We had the driver make a number of trips through the length of the train, all really to no avail. The train behind caught up but was of no assistance. We spent over an hour waiting on the dead train. The announcements by the PTC were distinctly unhelpful. One of the announcements referred us to the PTC website for updates, which was problematic as we were in a railway cutting with extremely poor mobile reception, if any.
Eventually a couple of young dudes over ride the door in my carriage and climbed down. Then followed an exodus of passengers helping each other off. The driver went down to the middle of the train and used a step ladder to assist passengers. There appeared to be no emergency PTC response crew, and the PTC appeared to lack any planning for this scenario. I had to laugh when I saw the tweet eventually from the PTC telling us not to disembark, when passengers were already helping each other to do so, while there was no sign of PTC response crew in the scene.
Respect to the train driver who did the best he could in a situation not of his making.
After exiting the train people walked to Park St and many to Sydney Rd to catch the parallel tram service, which of course was packed to the rafters.
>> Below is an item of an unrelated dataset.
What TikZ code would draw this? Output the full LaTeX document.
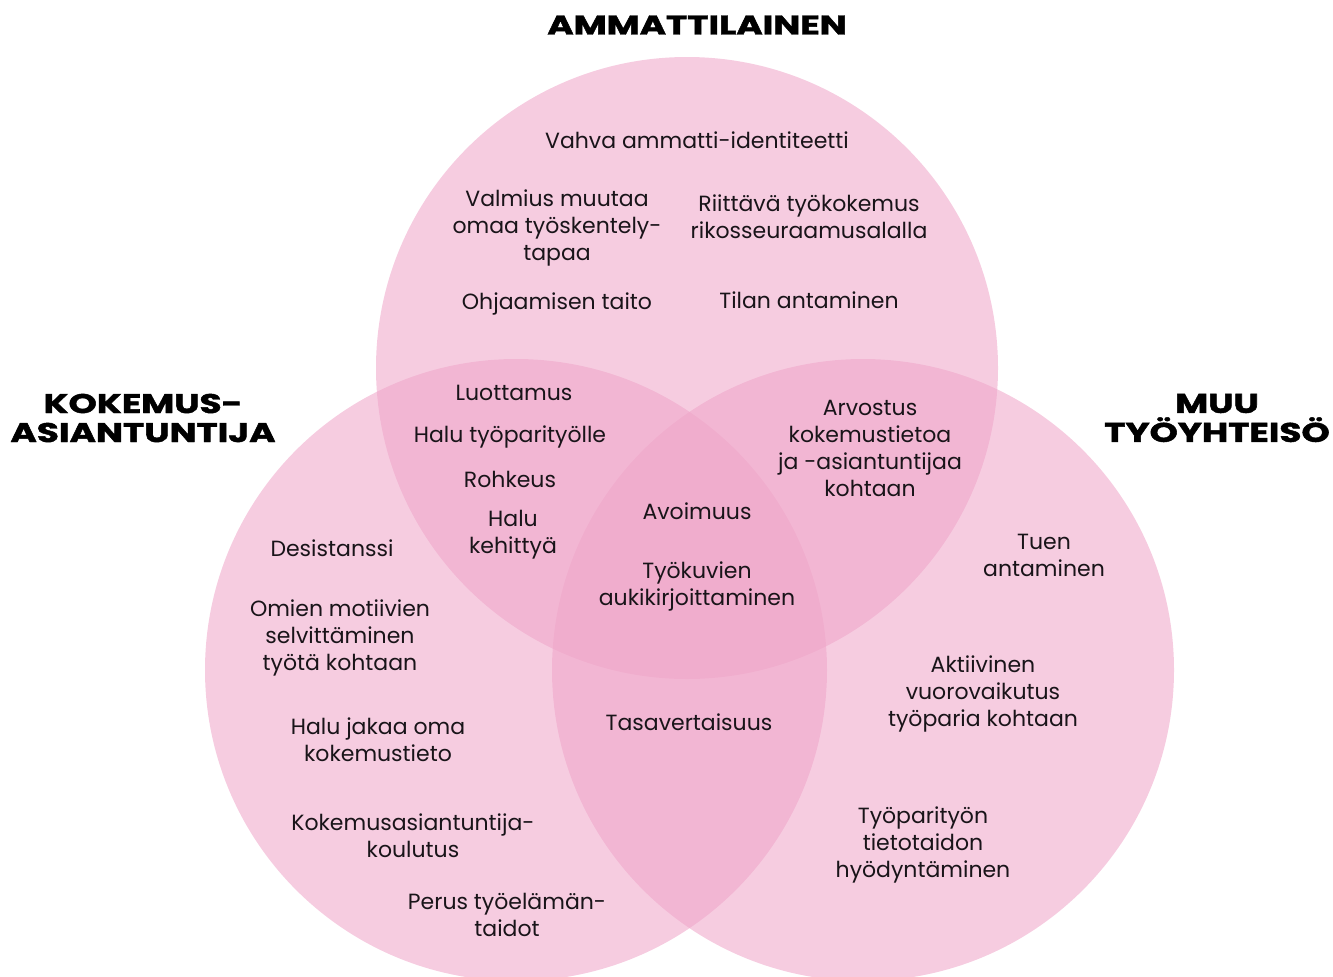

It was a long day with an electrical thunderstorm about to hit just as I reached Coburg to collect my bicycle.
The PTC don’t allow cycles on the replacement bus to Upfield, so I found a friends house to hunker down until the storm had passed.
Of course what marked this event was passengers breaking out of their isolation and talking to each other, then helping each other to climb off the train. We shared for a moment a bond of community in adversity.
But the event raises issues about PTC emergency response to situations like this. Metro Trains appeared to be floundering. I also wonder how much privatisation of our urban public transit systems has cut back maintenance schedules allowing such a breakdown to occur.
Heaps of money going into new multi-billion road projects, while we have one major rail project proceeding: the Metro link. Other new rail projects remain a promise in the never never. Airport rail link? Maybe in 10 years. Still waiting for Doncaster rail or Rowville extension, and of course making Upfield Line dual track from Gowrie to Upfield (and eventual extension and electrification to Craigieburn and Wallan) which would increase capacity and frequency on this line.